Punjab’s decision to slash Rs35 billion from health and education budgets while advancing a multi-billion-rupee Film City project has sparked sharp debate over governance priorities and policy direction.
Imran Malik – MediaBites News
According to journalist Umar Daraz Gondal, the Punjab Assembly has approved legislation to establish the “Punjab Film City Authority,” a body expected to oversee a large-scale media and entertainment infrastructure project with a budget running into billions of rupees.
However, controversy has emerged over the authority’s composition. Notably absent is the provincial culture minister, Azma Bukhari, despite the initiative being framed as a cultural development project. Instead, the secretary of information and culture has been included, raising questions about whether bureaucratic influence has overridden political leadership or if internal divisions are at play.
Under the approved structure, the chief minister—or a nominated minister—will serve as chairperson. Other members include senior officials from finance, law and parliamentary affairs, planning and development, along with selected film professionals, experts, and a chief executive officer.

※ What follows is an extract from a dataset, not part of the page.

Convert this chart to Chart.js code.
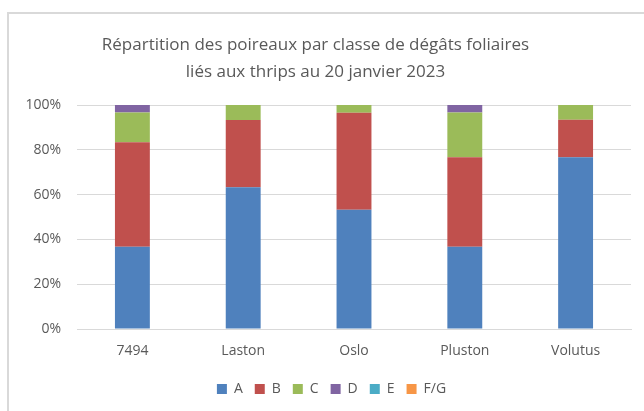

The development comes at a time when the Punjab government has implemented significant austerity measures, cutting Rs35 billion from key social sectors including health and education. Analysts warn that such reductions could limit access to essential services, particularly for low-income and vulnerable populations, and may weaken long-term human capital development.
The contrast has triggered a wider policy debate: why are core public service sectors facing cuts while a high-cost cultural infrastructure project is being prioritized?
Critics argue that education and healthcare remain the backbone of governance, directly impacting quality of life and economic stability. Redirecting resources toward a film city, they say, risks signaling a misalignment between public needs and government spending.
The situation has also revived scrutiny of past funding decisions in the cultural sector, including grants distributed to filmmakers and the reported involvement of internationally known filmmaker Sharmeen Obaid-Chinoy in the new project’s framework.
Observers note that while investment in creative industries can generate economic activity and soft power, such initiatives typically follow—not precede—strong foundations in health and education.
For many, the issue is not the idea of a film city itself, but its timing and scale amid fiscal tightening in critical sectors. The apparent dual-track approach—cutting essential services while launching ambitious cultural projects—has raised concerns about the absence of a coherent, people-centric policy vision.
As debate intensifies, a central question persists: is Punjab investing in long-term public welfare, or diverting focus toward projects that offer visibility over viability?
So far, critics say, the lack of broader public and institutional scrutiny has allowed such policy contradictions to pass largely unchallenged—leaving citizens to bear the consequences of shifting priorities.